Exercise goal |
Set down the data below from its first line to the line holding "color='#eeeeee', ha='center', va='center', family='Liberation", inclusive; omit all pictures.

BEGIN Dataset content

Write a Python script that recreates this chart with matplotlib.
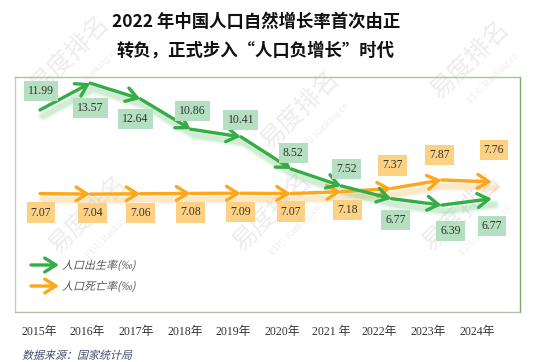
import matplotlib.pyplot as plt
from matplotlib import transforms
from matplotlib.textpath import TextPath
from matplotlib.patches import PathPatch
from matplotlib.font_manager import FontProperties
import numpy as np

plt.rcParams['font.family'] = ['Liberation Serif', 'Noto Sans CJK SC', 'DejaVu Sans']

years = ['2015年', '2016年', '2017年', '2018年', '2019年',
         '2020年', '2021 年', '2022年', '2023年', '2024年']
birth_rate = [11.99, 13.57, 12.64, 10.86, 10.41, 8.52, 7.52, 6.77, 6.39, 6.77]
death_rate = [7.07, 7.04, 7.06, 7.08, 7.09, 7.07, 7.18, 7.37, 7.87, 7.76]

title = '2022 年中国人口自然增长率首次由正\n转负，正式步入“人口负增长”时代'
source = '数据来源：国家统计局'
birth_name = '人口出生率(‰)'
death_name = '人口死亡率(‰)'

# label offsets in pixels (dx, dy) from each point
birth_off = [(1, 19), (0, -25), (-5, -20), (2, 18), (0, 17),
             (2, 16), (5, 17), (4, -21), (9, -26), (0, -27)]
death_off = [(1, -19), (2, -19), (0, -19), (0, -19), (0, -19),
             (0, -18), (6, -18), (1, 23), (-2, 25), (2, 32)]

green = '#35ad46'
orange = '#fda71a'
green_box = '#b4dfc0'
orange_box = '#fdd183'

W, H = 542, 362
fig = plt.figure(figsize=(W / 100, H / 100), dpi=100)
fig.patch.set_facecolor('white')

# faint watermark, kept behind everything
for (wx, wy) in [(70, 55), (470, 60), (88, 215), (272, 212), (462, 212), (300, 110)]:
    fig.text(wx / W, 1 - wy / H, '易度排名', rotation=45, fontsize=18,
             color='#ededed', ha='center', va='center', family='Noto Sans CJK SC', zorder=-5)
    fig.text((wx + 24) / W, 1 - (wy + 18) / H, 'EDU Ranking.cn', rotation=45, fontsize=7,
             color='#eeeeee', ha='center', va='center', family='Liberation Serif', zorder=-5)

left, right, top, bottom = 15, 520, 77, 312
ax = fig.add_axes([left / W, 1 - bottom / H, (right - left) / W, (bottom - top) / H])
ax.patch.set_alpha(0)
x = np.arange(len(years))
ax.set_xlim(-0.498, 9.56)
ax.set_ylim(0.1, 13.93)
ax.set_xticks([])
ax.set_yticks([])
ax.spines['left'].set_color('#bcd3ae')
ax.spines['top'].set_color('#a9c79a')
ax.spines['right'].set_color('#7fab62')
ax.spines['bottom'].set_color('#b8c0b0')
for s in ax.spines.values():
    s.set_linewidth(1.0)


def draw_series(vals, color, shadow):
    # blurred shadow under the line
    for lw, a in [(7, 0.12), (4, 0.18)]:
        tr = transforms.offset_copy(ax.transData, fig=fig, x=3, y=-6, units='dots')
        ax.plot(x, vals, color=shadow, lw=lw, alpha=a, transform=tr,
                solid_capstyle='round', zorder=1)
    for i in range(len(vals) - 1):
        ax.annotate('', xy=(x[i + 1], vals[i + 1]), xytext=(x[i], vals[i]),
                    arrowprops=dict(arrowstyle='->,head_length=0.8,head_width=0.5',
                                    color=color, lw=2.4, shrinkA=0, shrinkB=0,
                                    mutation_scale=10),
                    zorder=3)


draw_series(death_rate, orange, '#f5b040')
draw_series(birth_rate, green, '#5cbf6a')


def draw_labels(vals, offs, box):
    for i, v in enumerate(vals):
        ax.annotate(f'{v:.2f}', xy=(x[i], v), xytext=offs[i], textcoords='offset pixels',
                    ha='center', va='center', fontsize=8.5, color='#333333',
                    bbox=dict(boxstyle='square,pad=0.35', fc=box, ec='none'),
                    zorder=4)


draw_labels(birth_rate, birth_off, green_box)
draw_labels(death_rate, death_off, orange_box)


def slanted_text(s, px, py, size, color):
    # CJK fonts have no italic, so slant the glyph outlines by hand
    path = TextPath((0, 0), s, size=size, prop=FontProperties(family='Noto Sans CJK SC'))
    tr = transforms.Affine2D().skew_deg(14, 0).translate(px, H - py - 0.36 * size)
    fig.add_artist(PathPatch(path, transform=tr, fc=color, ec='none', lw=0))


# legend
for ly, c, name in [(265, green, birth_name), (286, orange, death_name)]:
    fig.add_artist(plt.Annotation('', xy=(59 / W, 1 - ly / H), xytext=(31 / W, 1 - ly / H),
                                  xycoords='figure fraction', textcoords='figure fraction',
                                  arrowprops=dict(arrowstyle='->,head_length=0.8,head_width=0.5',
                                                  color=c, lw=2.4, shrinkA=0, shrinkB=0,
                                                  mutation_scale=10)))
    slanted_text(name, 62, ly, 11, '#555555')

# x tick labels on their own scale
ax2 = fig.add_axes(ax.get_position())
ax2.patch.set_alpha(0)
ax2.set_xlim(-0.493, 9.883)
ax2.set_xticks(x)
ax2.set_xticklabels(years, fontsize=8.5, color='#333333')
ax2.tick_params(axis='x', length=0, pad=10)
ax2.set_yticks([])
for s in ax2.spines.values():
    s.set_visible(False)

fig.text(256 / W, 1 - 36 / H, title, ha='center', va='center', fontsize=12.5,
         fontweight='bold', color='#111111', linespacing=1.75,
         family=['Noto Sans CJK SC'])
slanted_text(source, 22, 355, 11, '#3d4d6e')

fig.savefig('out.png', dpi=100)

END Dataset content

Response to the exercise |
Write a Python script that recreates this chart with matplotlib.
import matplotlib.pyplot as plt
from matplotlib import transforms
from matplotlib.textpath import TextPath
from matplotlib.patches import PathPatch
from matplotlib.font_manager import FontProperties
import numpy as np

plt.rcParams['font.family'] = ['Liberation Serif', 'Noto Sans CJK SC', 'DejaVu Sans']

years = ['2015年', '2016年', '2017年', '2018年', '2019年',
         '2020年', '2021 年', '2022年', '2023年', '2024年']
birth_rate = [11.99, 13.57, 12.64, 10.86, 10.41, 8.52, 7.52, 6.77, 6.39, 6.77]
death_rate = [7.07, 7.04, 7.06, 7.08, 7.09, 7.07, 7.18, 7.37, 7.87, 7.76]

title = '2022 年中国人口自然增长率首次由正\n转负，正式步入“人口负增长”时代'
source = '数据来源：国家统计局'
birth_name = '人口出生率(‰)'
death_name = '人口死亡率(‰)'

# label offsets in pixels (dx, dy) from each point
birth_off = [(1, 19), (0, -25), (-5, -20), (2, 18), (0, 17),
             (2, 16), (5, 17), (4, -21), (9, -26), (0, -27)]
death_off = [(1, -19), (2, -19), (0, -19), (0, -19), (0, -19),
             (0, -18), (6, -18), (1, 23), (-2, 25), (2, 32)]

green = '#35ad46'
orange = '#fda71a'
green_box = '#b4dfc0'
orange_box = '#fdd183'

W, H = 542, 362
fig = plt.figure(figsize=(W / 100, H / 100), dpi=100)
fig.patch.set_facecolor('white')

# faint watermark, kept behind everything
for (wx, wy) in [(70, 55), (470, 60), (88, 215), (272, 212), (462, 212), (300, 110)]:
    fig.text(wx / W, 1 - wy / H, '易度排名', rotation=45, fontsize=18,
             color='#ededed', ha='center', va='center', family='Noto Sans CJK SC', zorder=-5)
    fig.text((wx + 24) / W, 1 - (wy + 18) / H, 'EDU Ranking.cn', rotation=45, fontsize=7,
             color='#eeeeee', ha='center', va='center', family='Liberation Serif', zorder=-5)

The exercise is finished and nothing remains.